Cuando le dedicamos horas y horas muertas a las redes sociales, parece que estuviéramos simplemente entreteniéndonos en medio del caos que es el mundo hoy. Pero ciertamente no son un juego. En lo más mínimo lo son. Y tan fácil que es hacer un clic en un botón como el de “compartir” o “publicar”. Y tan sencillo que resulta difundir cuestiones falsas, darle peso a pequeñeces y dejar de lado las cosas que sí exigen de nuestro verdadero criterio.
Me refiero a lo que pasó recientemente en mi tierra, Colombia, con el asunto del plebiscito para refrendar los acuerdos de paz con la guerrilla de las FARC. Más allá de la patética situación política y los juegos de egos que en esas altas esferas están obstaculizando la ejecución del acuerdo de paz, tema que no viene a cuento acá, lo interesante y miedoso es el papel que en todo esto han jugado las redes sociales.
Las redes sociales han sido utilizadas, por los enemigos de la paz, como el arma de desinformación más letal que pueda tenerse idea. La campaña de “manipulación” masiva centrada en el miedo y en el enojo nunca hubiera tenido tanto impacto sin la ayuda de las señoras redes, que entran a nuestra intimidad las 24 horas, sin pedir permiso y sin el menor cuidado por nuestra parte para pensar antes de creer lo que en ellas se riega.
Para que el internauta haga confiable casi cualquier información, basta apelar a sus instintos
básicos, sí, mover sus emociones, y se dará el “compartir” sin detenerse a abrir campo a cualquier tipo de duda. Es cierto, somos robots, pero lo que hace más grave el panorama es el poder que nos ha brindado la capacidad de subir y subir cosas, de opinar quedándonos callados, de tirar la piedra y esconder la mano.
Y más delicado aún porque toda esta dinámica “viral” y la intensa actividad “digital” siempre van “peligrosamente” acompañadas del señor ego. Nuestros muros terminan siendo la cara que le ponemos al mundo, para que nos admiren, para que nos sigan o para que nos odien. Todo puede ser. Y mientras el ego, y muchas veces la ignorancia, impulsa nuestros dedos para hacer los clics que creamos convenientes, jamás calculamos lo que estamos haciendo.
Se pierde el control de lo que se expone. Se abren vías y puertas, sin el menor cuidado. Se apela a los “supuestos criterios” pero esta era digital, en muchos sentidos y por la rapidez y el peso de los egos, en nada contribuye a la construcción de criterios. Yo digo que no estábamos preparados para usar estas “armas”. En ese sentido, esta nueva era nos agarra con los calzones abajo.

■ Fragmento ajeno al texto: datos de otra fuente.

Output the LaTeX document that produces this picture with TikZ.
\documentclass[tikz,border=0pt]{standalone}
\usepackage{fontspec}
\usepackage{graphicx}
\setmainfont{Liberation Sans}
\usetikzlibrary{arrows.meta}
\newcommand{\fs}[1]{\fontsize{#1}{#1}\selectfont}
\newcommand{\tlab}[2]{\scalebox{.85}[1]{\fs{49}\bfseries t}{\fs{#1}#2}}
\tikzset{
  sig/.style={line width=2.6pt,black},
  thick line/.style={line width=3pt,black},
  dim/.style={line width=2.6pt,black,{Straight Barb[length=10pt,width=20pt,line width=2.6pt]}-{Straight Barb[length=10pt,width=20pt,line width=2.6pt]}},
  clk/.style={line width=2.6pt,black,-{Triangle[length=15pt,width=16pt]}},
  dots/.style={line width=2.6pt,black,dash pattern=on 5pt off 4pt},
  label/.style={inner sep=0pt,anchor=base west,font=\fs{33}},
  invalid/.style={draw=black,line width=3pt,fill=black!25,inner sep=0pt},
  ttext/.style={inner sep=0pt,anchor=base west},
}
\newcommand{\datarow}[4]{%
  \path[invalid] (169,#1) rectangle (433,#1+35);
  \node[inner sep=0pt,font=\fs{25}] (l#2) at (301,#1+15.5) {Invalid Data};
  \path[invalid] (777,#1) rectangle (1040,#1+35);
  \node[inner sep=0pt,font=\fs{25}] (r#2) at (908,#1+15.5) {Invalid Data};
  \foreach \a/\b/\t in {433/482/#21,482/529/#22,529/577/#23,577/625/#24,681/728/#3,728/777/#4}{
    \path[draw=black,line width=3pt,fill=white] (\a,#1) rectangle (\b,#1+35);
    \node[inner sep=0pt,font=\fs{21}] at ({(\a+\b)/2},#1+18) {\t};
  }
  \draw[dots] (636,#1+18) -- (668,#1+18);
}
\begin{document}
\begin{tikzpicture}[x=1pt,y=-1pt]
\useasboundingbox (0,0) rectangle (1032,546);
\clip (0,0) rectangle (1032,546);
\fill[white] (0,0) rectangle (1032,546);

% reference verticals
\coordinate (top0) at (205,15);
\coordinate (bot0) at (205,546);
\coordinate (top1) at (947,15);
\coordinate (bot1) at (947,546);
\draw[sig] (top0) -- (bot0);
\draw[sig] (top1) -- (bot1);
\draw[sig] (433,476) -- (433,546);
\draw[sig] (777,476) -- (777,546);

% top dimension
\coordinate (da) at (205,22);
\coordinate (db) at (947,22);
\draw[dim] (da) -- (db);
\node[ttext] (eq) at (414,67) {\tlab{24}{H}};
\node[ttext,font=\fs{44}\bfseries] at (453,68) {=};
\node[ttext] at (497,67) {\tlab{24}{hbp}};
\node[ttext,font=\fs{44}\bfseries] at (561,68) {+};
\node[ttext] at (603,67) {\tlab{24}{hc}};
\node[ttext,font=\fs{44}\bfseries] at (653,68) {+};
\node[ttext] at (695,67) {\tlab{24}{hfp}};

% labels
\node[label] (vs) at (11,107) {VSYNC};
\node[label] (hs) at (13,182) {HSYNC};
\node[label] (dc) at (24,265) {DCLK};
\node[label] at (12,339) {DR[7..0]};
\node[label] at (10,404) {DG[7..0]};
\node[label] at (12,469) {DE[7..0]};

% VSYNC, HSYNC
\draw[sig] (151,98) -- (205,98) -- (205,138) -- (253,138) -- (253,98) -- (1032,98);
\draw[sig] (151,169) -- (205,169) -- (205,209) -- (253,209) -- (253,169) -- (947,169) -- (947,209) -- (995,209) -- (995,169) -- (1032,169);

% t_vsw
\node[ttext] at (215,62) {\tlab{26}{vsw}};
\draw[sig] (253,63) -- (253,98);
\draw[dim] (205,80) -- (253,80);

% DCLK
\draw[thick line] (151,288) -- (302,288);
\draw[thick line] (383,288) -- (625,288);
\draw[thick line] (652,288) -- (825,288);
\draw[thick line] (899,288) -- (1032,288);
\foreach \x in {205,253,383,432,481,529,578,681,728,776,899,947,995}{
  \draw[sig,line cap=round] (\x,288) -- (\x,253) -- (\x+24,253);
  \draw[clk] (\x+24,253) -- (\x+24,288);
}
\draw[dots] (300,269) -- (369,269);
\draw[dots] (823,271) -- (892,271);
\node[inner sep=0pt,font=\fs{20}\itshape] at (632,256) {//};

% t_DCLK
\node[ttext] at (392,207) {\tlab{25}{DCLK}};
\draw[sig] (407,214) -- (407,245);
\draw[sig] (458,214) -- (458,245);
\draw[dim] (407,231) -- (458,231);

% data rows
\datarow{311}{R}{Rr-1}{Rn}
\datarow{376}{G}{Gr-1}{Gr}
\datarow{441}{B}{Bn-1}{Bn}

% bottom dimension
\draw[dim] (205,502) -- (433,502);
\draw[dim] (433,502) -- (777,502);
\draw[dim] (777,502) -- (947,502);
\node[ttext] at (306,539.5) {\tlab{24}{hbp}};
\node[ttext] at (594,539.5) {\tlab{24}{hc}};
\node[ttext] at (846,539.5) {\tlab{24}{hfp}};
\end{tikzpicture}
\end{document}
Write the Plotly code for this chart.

Miles se informan todos los días en las pantallitas. Para miles lo cierto es lo que ocurre en sus muros digitales. Miles creen y dejan de creer gracias a un post. Miles han convertido el teléfono en una extensión de su mano. Miles no piensan, solo postean y cuentan los “likes” en función de la admiración que generan sus ideas. Miles solo pueden expresarse con emoticones.
Miles votan en contra en un plebiscito por la paz de un país bañado de sangre, basados en avalanchas de palabras que naufragan sin sentido en el río revuelto de las redes. Armas de “difusión” masiva, así es, más letales que muchas armas que disparan balas, éstas contienen municiones que impactan en lo más profundo de las conciencias.